- PROBLEM
Pictures stay out. Extract the lines below from the first one through the line with "(44,30) rectangle (960,1080);", both included.

- DATA EXCERPT
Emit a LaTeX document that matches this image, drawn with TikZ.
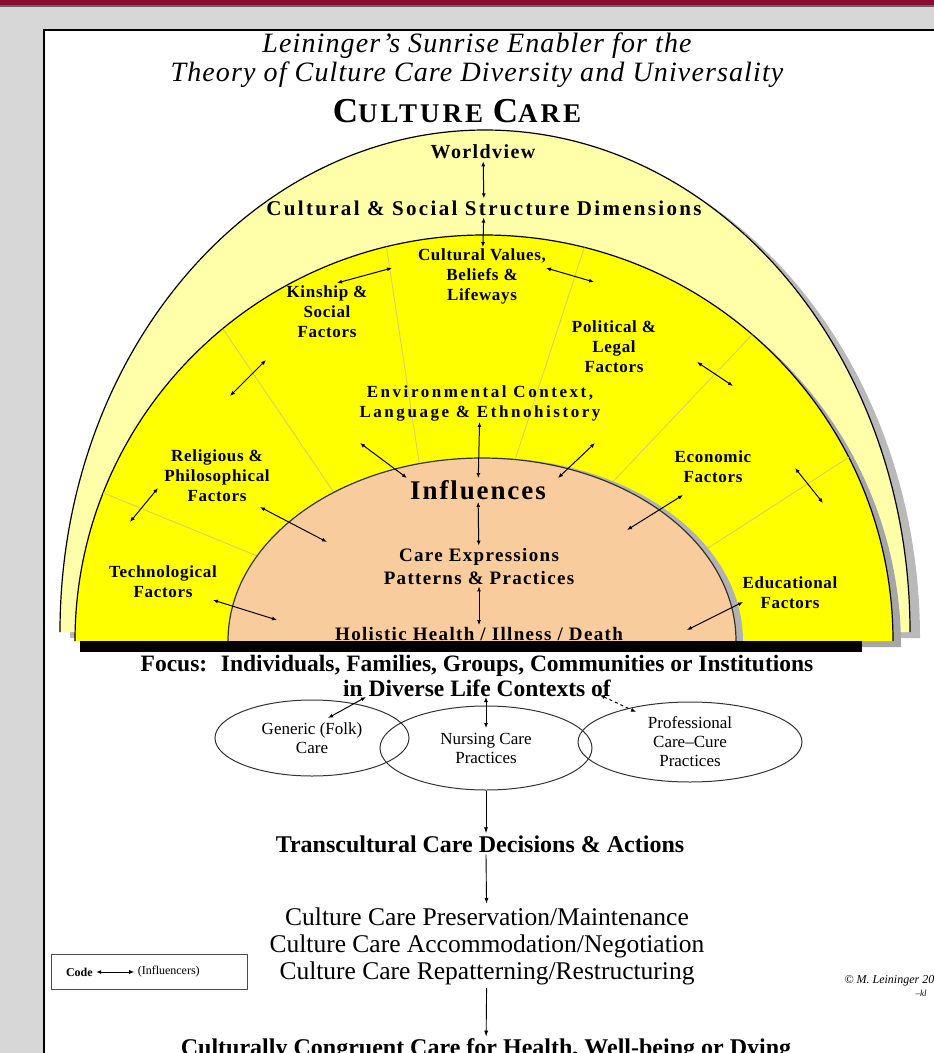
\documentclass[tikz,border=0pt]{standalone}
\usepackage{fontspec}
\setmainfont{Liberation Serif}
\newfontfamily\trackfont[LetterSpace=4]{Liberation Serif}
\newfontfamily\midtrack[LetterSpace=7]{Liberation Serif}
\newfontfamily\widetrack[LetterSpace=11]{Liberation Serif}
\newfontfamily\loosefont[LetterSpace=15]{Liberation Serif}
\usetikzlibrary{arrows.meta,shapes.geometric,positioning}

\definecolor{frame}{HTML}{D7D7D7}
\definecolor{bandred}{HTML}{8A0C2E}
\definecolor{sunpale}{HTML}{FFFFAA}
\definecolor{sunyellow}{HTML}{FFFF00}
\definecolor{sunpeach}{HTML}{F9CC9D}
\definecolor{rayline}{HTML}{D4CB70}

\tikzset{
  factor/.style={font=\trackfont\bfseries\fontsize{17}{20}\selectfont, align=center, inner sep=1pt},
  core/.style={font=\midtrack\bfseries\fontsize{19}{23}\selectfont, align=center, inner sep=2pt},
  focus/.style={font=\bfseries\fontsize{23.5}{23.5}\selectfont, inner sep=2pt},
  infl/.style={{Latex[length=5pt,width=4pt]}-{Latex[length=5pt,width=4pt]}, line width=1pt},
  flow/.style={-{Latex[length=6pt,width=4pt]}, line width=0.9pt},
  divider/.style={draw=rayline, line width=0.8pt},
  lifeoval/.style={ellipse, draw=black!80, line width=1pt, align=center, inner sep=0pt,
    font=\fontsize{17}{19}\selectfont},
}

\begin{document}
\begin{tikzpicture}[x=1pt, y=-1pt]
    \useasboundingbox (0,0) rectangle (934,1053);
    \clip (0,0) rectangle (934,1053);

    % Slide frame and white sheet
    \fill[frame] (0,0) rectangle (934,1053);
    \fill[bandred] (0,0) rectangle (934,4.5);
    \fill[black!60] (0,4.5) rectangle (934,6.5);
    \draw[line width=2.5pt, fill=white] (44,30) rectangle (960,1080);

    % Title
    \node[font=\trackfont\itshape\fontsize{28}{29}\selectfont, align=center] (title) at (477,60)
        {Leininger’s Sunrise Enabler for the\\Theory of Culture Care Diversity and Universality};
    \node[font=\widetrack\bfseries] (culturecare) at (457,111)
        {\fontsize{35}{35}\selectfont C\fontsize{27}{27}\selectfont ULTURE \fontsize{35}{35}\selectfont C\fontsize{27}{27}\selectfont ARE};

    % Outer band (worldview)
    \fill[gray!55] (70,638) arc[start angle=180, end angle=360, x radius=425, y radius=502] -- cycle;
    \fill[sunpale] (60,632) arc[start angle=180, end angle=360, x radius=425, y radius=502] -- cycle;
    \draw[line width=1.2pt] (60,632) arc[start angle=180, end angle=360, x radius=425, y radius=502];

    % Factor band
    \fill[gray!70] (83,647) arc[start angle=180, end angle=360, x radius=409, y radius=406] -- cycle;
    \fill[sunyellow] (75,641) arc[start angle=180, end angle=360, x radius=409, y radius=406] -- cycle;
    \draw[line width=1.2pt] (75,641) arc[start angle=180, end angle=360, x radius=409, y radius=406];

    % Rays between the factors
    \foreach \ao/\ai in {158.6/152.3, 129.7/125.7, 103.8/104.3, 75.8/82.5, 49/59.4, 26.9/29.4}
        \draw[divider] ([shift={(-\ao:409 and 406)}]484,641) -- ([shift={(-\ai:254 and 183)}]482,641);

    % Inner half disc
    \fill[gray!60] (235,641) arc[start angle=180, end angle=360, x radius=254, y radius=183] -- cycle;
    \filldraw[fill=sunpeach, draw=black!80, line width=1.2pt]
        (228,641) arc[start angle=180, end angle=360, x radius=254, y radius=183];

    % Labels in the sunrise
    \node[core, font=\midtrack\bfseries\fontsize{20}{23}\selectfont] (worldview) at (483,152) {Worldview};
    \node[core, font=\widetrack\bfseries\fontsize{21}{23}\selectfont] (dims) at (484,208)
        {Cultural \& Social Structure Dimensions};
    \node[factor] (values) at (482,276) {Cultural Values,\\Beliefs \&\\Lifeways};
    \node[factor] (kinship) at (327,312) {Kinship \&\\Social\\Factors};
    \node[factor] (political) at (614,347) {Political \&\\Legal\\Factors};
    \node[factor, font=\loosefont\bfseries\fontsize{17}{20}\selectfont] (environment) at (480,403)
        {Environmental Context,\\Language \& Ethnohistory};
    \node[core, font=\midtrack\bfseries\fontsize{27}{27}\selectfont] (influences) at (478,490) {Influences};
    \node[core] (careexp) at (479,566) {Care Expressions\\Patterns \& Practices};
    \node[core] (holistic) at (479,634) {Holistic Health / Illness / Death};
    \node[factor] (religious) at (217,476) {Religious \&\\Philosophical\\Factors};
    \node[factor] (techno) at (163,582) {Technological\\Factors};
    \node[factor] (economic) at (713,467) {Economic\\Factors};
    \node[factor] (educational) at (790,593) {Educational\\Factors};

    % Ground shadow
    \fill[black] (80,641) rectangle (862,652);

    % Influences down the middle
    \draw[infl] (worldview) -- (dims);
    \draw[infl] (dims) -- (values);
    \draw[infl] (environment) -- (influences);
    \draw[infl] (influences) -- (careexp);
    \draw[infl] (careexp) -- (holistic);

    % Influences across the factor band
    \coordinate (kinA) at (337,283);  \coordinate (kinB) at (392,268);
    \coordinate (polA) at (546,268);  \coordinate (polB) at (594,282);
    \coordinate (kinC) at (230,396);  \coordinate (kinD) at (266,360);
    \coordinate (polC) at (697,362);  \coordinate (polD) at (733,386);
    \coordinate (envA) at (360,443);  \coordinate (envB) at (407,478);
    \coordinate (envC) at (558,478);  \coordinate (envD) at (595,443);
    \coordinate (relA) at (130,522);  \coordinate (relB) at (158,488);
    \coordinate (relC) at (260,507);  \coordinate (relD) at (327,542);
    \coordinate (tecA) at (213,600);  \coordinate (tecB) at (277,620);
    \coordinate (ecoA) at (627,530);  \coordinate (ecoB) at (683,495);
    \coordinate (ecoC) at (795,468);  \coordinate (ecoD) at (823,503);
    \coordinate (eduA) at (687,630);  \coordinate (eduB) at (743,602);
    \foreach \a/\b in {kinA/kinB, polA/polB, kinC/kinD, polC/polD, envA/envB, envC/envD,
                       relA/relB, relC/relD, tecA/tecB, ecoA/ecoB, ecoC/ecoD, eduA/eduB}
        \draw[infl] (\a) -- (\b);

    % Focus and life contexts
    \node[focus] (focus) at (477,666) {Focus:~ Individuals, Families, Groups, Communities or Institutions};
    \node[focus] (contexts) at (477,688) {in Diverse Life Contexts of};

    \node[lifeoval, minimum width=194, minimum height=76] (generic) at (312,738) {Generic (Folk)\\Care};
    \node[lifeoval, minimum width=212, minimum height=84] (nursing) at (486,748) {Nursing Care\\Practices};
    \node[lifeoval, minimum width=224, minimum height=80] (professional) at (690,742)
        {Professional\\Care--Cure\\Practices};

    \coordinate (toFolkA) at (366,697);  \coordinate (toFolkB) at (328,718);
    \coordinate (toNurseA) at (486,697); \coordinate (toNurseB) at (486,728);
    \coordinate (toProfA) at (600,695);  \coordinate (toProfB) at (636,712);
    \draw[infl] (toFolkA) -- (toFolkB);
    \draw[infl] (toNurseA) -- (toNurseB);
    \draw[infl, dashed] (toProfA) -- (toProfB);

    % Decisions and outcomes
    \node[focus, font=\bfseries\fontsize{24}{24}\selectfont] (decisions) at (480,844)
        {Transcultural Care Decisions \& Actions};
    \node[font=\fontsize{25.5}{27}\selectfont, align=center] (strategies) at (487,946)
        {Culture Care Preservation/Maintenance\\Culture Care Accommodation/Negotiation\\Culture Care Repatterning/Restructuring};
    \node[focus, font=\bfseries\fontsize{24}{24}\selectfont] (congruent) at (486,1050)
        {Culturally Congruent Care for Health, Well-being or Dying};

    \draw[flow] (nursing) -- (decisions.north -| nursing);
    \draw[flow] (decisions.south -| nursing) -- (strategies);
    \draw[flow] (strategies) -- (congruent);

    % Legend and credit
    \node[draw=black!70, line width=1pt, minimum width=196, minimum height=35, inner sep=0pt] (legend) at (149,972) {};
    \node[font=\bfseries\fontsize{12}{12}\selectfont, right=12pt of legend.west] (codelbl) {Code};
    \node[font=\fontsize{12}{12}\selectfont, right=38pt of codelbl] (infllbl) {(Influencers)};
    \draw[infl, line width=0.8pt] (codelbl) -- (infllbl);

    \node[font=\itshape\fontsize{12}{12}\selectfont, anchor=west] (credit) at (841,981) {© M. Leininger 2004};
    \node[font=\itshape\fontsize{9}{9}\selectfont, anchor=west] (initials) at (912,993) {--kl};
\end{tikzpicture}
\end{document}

- WRITTEN SOLUTION
Emit a LaTeX document that matches this image, drawn with TikZ.
\documentclass[tikz,border=0pt]{standalone}
\usepackage{fontspec}
\setmainfont{Liberation Serif}
\newfontfamily\trackfont[LetterSpace=4]{Liberation Serif}
\newfontfamily\midtrack[LetterSpace=7]{Liberation Serif}
\newfontfamily\widetrack[LetterSpace=11]{Liberation Serif}
\newfontfamily\loosefont[LetterSpace=15]{Liberation Serif}
\usetikzlibrary{arrows.meta,shapes.geometric,positioning}

\definecolor{frame}{HTML}{D7D7D7}
\definecolor{bandred}{HTML}{8A0C2E}
\definecolor{sunpale}{HTML}{FFFFAA}
\definecolor{sunyellow}{HTML}{FFFF00}
\definecolor{sunpeach}{HTML}{F9CC9D}
\definecolor{rayline}{HTML}{D4CB70}

\tikzset{
  factor/.style={font=\trackfont\bfseries\fontsize{17}{20}\selectfont, align=center, inner sep=1pt},
  core/.style={font=\midtrack\bfseries\fontsize{19}{23}\selectfont, align=center, inner sep=2pt},
  focus/.style={font=\bfseries\fontsize{23.5}{23.5}\selectfont, inner sep=2pt},
  infl/.style={{Latex[length=5pt,width=4pt]}-{Latex[length=5pt,width=4pt]}, line width=1pt},
  flow/.style={-{Latex[length=6pt,width=4pt]}, line width=0.9pt},
  divider/.style={draw=rayline, line width=0.8pt},
  lifeoval/.style={ellipse, draw=black!80, line width=1pt, align=center, inner sep=0pt,
    font=\fontsize{17}{19}\selectfont},
}

\begin{document}
\begin{tikzpicture}[x=1pt, y=-1pt]
    \useasboundingbox (0,0) rectangle (934,1053);
    \clip (0,0) rectangle (934,1053);

    % Slide frame and white sheet
    \fill[frame] (0,0) rectangle (934,1053);
    \fill[bandred] (0,0) rectangle (934,4.5);
    \fill[black!60] (0,4.5) rectangle (934,6.5);
    \draw[line width=2.5pt, fill=white] (44,30) rectangle (960,1080);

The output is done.